By John Richardson
YOU can spend as much time as you like crunching petrochemicals supply and demand data, but in the end, what will matter the most in China in determining the strength of markets during 2014 will, surely, be the availability of credit.
This was starkly underlined by this New York Times article, which pointed out that, since 2006 China’s money supply has tripled, yes tripled. Most of this increase has been since 2008, of course, in response to the global financial crisis.
Not surprisingly, as the NYT article adds, such an enormous surge in the money supply has created some major imbalances. For example:
- A flood of loans from the formal banks and the shadow lending system has kept afloat many inefficient state-owned enterprises and bankrolled the construction of huge overcapacity in the manufacturing sector.
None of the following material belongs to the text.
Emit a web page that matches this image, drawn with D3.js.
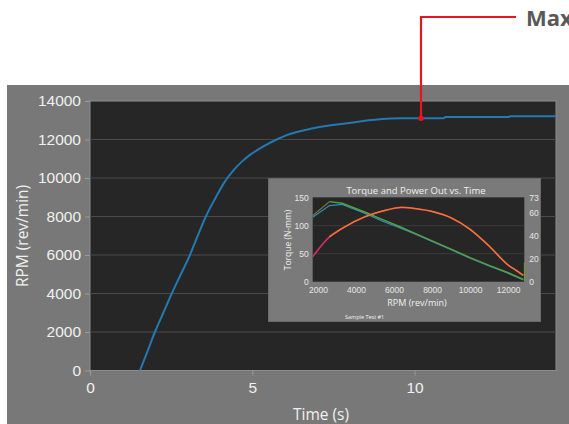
<!DOCTYPE html>
<html><head><meta charset="utf-8">
<script src="https://cdn.jsdelivr.net/npm/d3@7"></script>
<style>body{margin:0;background:#fff;}svg{display:block;font-family:"Open Sans","Noto Sans",sans-serif;}</style>
</head><body><svg id="c" width="569" height="424"></svg>
<script>
// Main series: RPM vs time
const timeS = [1.54, 1.75, 2.0, 2.26, 2.52, 2.8, 3.08, 3.32, 3.57, 3.88, 4.15, 4.42, 4.68, 4.93, 5.3, 5.75, 6.06, 6.88, 7.91, 8.93, 9.6, 10.9, 10.95, 12.9, 12.95, 14.36];
const rpm = [0, 900, 2000, 3000, 4000, 5000, 6000, 7000, 8000, 9000, 9800, 10400, 10850, 11200, 11600, 12000, 12230, 12580, 12840, 13050, 13100, 13100, 13170, 13170, 13210, 13210];
const xTicks = [0, 5, 10];
const yTicks = [0, 2000, 4000, 6000, 8000, 10000, 12000, 14000];
const maxPoint = {t: 10.2, v: 13100};

// Inset series: torque & power vs RPM
const insetRpm = [1720, 2600, 3270, 4480, 5400, 6250, 7130, 8000, 9000, 10000, 11000, 12000, 12800];
const torqueBlue = [115, 136, 138, 122, 108, 97, 85, 72, 57, 42, 28, 15, 3];
const torqueGreen = [118, 143, 140, 124, 111, 99, 86, 73, 58, 43, 29, 16, 4];
const powerRpm = [1720, 2600, 3270, 4480, 5400, 6400, 7130, 8000, 9000, 10000, 11000, 12000, 12500, 12800];
const power = [21.7, 39, 46.4, 56.5, 61.4, 64.6, 63.5, 61, 55.5, 45.5, 31, 14.5, 9, 5.5];
const spikeRpm = [12860, 12860];
const spikeTorque = [1, 34];
const inXTicks = [2000, 4000, 6000, 8000, 10000, 12000];
const inYTicks = [0, 50, 100, 150];
const inY2Ticks = [0, 20, 40, 60, 73];

const svg = d3.select("#c");
svg.append("rect").attr("x", 7).attr("y", 85).attr("width", 562).attr("height", 339).attr("fill", "#787878");

const x = d3.scaleLinear().domain([0, 14.36]).range([90, 556]);
const y = d3.scaleLinear().domain([0, 14000]).range([370.5, 101]);

svg.append("rect").attr("x", 90).attr("y", 101).attr("width", 466).attr("height", 269.5)
  .attr("fill", "#262626").attr("stroke", "#8c8c8c").attr("stroke-width", 1);

svg.append("g").selectAll("line").data(yTicks.filter(d => d > 0 && d < 14000)).join("line")
  .attr("x1", 90).attr("x2", 556).attr("y1", d => y(d)).attr("y2", d => y(d))
  .attr("stroke", "#4a4a4a").attr("stroke-width", 1);

const ya = svg.append("g").attr("transform", "translate(90,0)")
  .call(d3.axisLeft(y).tickValues(yTicks).tickSize(5).tickPadding(4).tickFormat(d3.format("d")));
ya.select(".domain").remove();
ya.selectAll("line").attr("stroke", "#9a9a9a");
ya.selectAll("text").attr("fill", "#f0f0f0").style("font-size", "15.5px");

const xa = svg.append("g").attr("transform", "translate(0,370.5)")
  .call(d3.axisBottom(x).tickValues(xTicks).tickSize(5).tickPadding(6));
xa.select(".domain").remove();
xa.selectAll("line").attr("stroke", "#9a9a9a");
xa.selectAll("text").attr("fill", "#f0f0f0").style("font-size", "15.5px");

svg.append("text").attr("x", 321).attr("y", 420).attr("text-anchor", "middle")
  .attr("fill", "#f0f0f0").style("font-size", "15.5px").text("Time (s)");
svg.append("text").attr("transform", "translate(28,236) rotate(-90)").attr("text-anchor", "middle")
  .attr("fill", "#f0f0f0").style("font-size", "15.5px").text("RPM (rev/min)");

const line = d3.line().x((d, i) => x(timeS[i])).y(d => y(d)).curve(d3.curveMonotoneX);
svg.append("path").datum(rpm).attr("d", line).attr("fill", "none")
  .attr("stroke", "#2379b0").attr("stroke-width", 2);

// annotation
const mx = x(maxPoint.t), my = y(maxPoint.v);
svg.append("path").attr("d", `M${mx},${my} V17 H516`).attr("fill", "none")
  .attr("stroke", "#e8141e").attr("stroke-width", 2.2);
svg.append("circle").attr("cx", mx).attr("cy", my).attr("r", 2.8).attr("fill", "#e8141e");
svg.append("text").attr("x", 526).attr("y", 26).attr("fill", "#595959")
  .style("font-size", "22px").style("font-weight", "bold").text("Max");

// inset
const ig = svg.append("g");
ig.append("rect").attr("x", 268.5).attr("y", 178.5).attr("width", 272).attr("height", 143)
  .attr("fill", "#7a7a7a").attr("stroke", "#6a6a6a");
const ix = d3.scaleLinear().domain([1720, 12850]).range([312.7, 524.3]);
const iy = d3.scaleLinear().domain([0, 150]).range([281.7, 197.7]);
const iy2 = d3.scaleLinear().domain([0, 73]).range([281.7, 197.7]);
ig.append("rect").attr("x", 312.7).attr("y", 197.7).attr("width", 211.6).attr("height", 84).attr("fill", "#262626");
ig.append("g").selectAll("line").data(inYTicks.filter(d => d > 0)).join("line")
  .attr("x1", 312.7).attr("x2", 524.3).attr("y1", d => iy(d)).attr("y2", d => iy(d))
  .attr("stroke", "#3c3c3c");

const iya = ig.append("g").attr("transform", "translate(312.7,0)")
  .call(d3.axisLeft(iy).tickValues(inYTicks).tickSize(0).tickPadding(4).tickFormat(d3.format("d")));
const iy2a = ig.append("g").attr("transform", "translate(524.3,0)")
  .call(d3.axisRight(iy2).tickValues(inY2Ticks).tickSize(0).tickPadding(5).tickFormat(d3.format("d")));
const ixa = ig.append("g").attr("transform", "translate(0,281.7)")
  .call(d3.axisBottom(ix).tickValues(inXTicks).tickSize(0).tickPadding(5).tickFormat(d3.format("d")));
[iya, iy2a, ixa].forEach(a => {
  a.select(".domain").remove();
  a.selectAll("text").attr("fill", "#e6e6e6").style("font-size", "8.5px");
});
ig.append("text").attr("x", 416).attr("y", 194).attr("text-anchor", "middle").attr("fill", "#f0f0f0")
  .style("font-size", "9.5px").text("Torque and Power Out vs. Time");
ig.append("text").attr("x", 417).attr("y", 306).attr("text-anchor", "middle").attr("fill", "#f0f0f0")
  .style("font-size", "9px").text("RPM (rev/min)");
ig.append("text").attr("transform", "translate(291,240) rotate(-90)").attr("text-anchor", "middle")
  .attr("fill", "#f0f0f0").style("font-size", "8.5px").text("Torque (N-mm)");
ig.append("text").attr("x", 345).attr("y", 318.5).attr("fill", "#f0f0f0")
  .style("font-size", "5.5px").text("Sample Test #1");

const tl = arr => d3.line().x((d, i) => ix(arr[i])).y(d => iy(d));
const pl = arr => d3.line().x((d, i) => ix(arr[i])).y(d => iy2(d)).curve(d3.curveMonotoneX);
ig.append("path").datum(torqueBlue).attr("d", tl(insetRpm)).attr("fill", "none").attr("stroke", "#2a8fc0").attr("stroke-width", 1.2);
ig.append("path").datum(torqueGreen.slice(0, 2)).attr("d", tl(insetRpm.slice(0, 2))).attr("fill", "none").attr("stroke", "#8a7a3a").attr("stroke-width", 1.2);
ig.append("path").datum(torqueGreen.slice(1)).attr("d", tl(insetRpm.slice(1))).attr("fill", "none").attr("stroke", "#5aa03c").attr("stroke-width", 1.4);
ig.append("path").datum(spikeTorque).attr("d", tl(spikeRpm)).attr("fill", "none").attr("stroke", "#6a9a30").attr("stroke-width", 1.2);
ig.append("path").datum(power).attr("d", pl(powerRpm)).attr("fill", "none").attr("stroke", "#d0306a").attr("stroke-width", 1.6);
ig.append("path").datum(power.slice(1)).attr("d", pl(powerRpm.slice(1))).attr("fill", "none").attr("stroke", "#ec7a2e").attr("stroke-width", 1.4);
</script></body></html>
- Cao Maolan, a real estate broker in Nanjing in east-central China, helped a young woman buy her first apartment seven years ago, a 650-square-foot unit for which she paid the equivalent of $60,000. The young woman sold the apartment in less than two years for a 50%, Ms. Cao said, and has traded up to a bigger apartment every year since then, now living in a 2,150-square-foot apartment for which she paid $985,000, mostly in cash with the profits from previous deals.
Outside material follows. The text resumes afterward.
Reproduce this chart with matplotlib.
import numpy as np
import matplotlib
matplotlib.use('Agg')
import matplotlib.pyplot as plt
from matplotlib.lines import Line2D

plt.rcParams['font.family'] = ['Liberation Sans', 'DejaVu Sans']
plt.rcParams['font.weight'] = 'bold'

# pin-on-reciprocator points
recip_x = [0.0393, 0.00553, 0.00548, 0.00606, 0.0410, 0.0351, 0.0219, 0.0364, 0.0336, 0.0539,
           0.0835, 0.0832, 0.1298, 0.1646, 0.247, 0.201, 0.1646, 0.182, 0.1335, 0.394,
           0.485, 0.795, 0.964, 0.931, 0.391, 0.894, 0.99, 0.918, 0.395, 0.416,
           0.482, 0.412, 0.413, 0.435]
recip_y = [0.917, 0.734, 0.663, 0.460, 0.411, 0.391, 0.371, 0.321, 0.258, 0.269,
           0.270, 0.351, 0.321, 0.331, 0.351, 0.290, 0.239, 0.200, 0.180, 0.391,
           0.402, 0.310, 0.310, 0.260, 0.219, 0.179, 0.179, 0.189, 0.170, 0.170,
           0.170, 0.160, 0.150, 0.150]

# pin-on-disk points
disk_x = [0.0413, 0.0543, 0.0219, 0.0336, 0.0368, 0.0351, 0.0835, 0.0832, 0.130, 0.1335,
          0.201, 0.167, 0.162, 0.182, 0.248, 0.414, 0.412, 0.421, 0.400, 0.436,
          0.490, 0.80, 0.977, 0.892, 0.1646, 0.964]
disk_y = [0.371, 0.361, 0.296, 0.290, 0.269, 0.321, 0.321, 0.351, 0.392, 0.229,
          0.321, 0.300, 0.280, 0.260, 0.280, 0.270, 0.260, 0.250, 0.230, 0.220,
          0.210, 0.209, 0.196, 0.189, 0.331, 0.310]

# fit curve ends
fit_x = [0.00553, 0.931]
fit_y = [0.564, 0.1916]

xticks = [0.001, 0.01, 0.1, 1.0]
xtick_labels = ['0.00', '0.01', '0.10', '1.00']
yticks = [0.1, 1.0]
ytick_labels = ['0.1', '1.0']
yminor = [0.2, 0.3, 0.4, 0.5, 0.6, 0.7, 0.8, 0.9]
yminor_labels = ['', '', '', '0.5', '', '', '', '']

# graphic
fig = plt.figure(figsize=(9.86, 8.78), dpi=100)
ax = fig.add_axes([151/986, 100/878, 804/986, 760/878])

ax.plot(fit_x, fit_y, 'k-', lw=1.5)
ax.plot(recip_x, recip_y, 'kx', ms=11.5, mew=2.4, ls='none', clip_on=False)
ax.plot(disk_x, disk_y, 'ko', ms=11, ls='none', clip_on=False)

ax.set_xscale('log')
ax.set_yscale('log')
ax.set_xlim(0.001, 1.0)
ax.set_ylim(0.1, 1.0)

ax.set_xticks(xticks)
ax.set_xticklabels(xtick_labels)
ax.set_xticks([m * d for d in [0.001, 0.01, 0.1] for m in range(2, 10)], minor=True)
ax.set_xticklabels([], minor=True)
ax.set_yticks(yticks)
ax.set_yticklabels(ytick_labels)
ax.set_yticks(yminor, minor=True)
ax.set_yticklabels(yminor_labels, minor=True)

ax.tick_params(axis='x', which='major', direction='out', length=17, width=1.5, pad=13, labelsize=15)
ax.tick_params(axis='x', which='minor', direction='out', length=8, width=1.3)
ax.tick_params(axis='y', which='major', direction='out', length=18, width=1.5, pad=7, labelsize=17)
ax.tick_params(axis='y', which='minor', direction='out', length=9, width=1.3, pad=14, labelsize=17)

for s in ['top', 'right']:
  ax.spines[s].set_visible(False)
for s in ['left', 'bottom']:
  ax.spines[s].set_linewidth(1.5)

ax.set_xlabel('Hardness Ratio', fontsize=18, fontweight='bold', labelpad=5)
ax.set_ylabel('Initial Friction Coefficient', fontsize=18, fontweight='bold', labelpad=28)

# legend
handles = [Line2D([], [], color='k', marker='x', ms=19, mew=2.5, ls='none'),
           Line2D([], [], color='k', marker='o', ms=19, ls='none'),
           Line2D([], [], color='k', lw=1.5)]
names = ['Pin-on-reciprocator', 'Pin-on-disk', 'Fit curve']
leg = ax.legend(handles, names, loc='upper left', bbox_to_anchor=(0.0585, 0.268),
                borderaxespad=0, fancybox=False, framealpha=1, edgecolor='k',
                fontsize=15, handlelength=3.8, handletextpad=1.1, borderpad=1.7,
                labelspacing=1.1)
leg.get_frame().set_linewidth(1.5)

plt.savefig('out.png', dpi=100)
- But young college graduates, whose numbers have quintupled in the last decade as China’s universities expand rapidly, worry that they may never be able to afford to buy a new home. Zheng Yilong, a 22-year-old college graduate in Wuhan, an industrial hub of 10 million people in central China, is paid $575 a month in a low-level banking job with limited opportunities for raises. But he has found that even a 540-square-foot apartment on the outer edge of the metropolitan area, with a long commute, costs $98,400, or 14 years’ pay.
The losers are also the hundreds of thousands of people dying prematurely because of China’s appalling air pollution. This is the result of decades of run-away industrialisation and rising auto ownership, but, again, since 2008, the problem has become a great deal worse.
This Wall Street Journal article once again supports our argument that successful analysis will depend on an intimate and accurate understanding of the political struggle taking place in right now between the reformers and the anti-reformers. As the article points out:
- The Peoples’ Bank of China, which is pushing for reform of the shadow-banking system, is facing strong resistance from the China Bank Regulatory Commission.
- At the centre of the current debate over shadow banking is an increasingly popular strategy among Chinese banks that involves disguising corporate loans as bank-to-bank loans. Often made through a web of transactions that take place in the interbank market, these loans help banks skirt regulatory limits on lending and at the same time hide the riskiness of the corporate loans, because they appear as less-risky loans to other banks. As a result, banks have been able to set aside less capital and reserves against these loans, making their books look healthier than they really are. Analysts at Standard Chartered estimate as much as 2 trillion Yuan could have been lent under this method as of June 2013. That figure made up nearly a quarter of total credit.
The steps taken so far to regulate the shadow-banking system seem to have very limited effect. As the above chart from UBS shows, new off-balance sheet (shadow) lending grew at almost the same pace as formal lending in November-June last year compared with the same period in 2012.
And Reuters reports that whilst Chinese banks made 482.5bn Yuan of loans in December compared with the previous month’s 624.6bn Yuan, China’s total social financing aggregate, a broad measure of liquidity in the economy, was 1.23 trillion Yuan in December – unchanged from the month before. In other words, there is still the same of money flowing through the Chinese economy, despite attempts to control shadow lending.
Shadow lending is crucial, as we have discussed many times before, for many of the small and medium-sized enterprises (SMEs) in China, as they have much more limited access to lending from the big state-owned than the favoured SOEs. It is the SMEs that buy the bulk of China’s petrochemicals.
Assessing what happens from now on in is therefore absolutely crucial, pivotal, for every petrochemicals company, or service provider, that either operates in China or does business with China; in other words, most of the global industry.
Perhaps the economic slowdown we warned about earlier this month might be fairly modest because the reformers look as if they have yet to make much progress.
But here’s one more scenario:
- The incredibly forthright Wall Street Journal article, which we linked to above, was the result of reformist government ministers giving access to analysis and data that would normally be kept behind closed doors. It could be a sign that the People’s Bank of China is about to be given a lot more powers.
- China is in fact, therefore, in the process of sending the bulldozers in – literally, in the case of outdated, polluting steel mills in the city of Tangshan in Hebei province. The central governments, with the TV cameras watching, sent the bulldozers in to demolish mills that that the local authority had refused to close down; and metaphorically, also, as economic reforms are sometimes brutally enforced from the top down. Xi Jinping, China’s president, is giving all the indications that he is willing, and crucially has the backing, to make tough decisions.
There are many possible outcomes. How rigorous is the scenario planning at your petrochemicals company?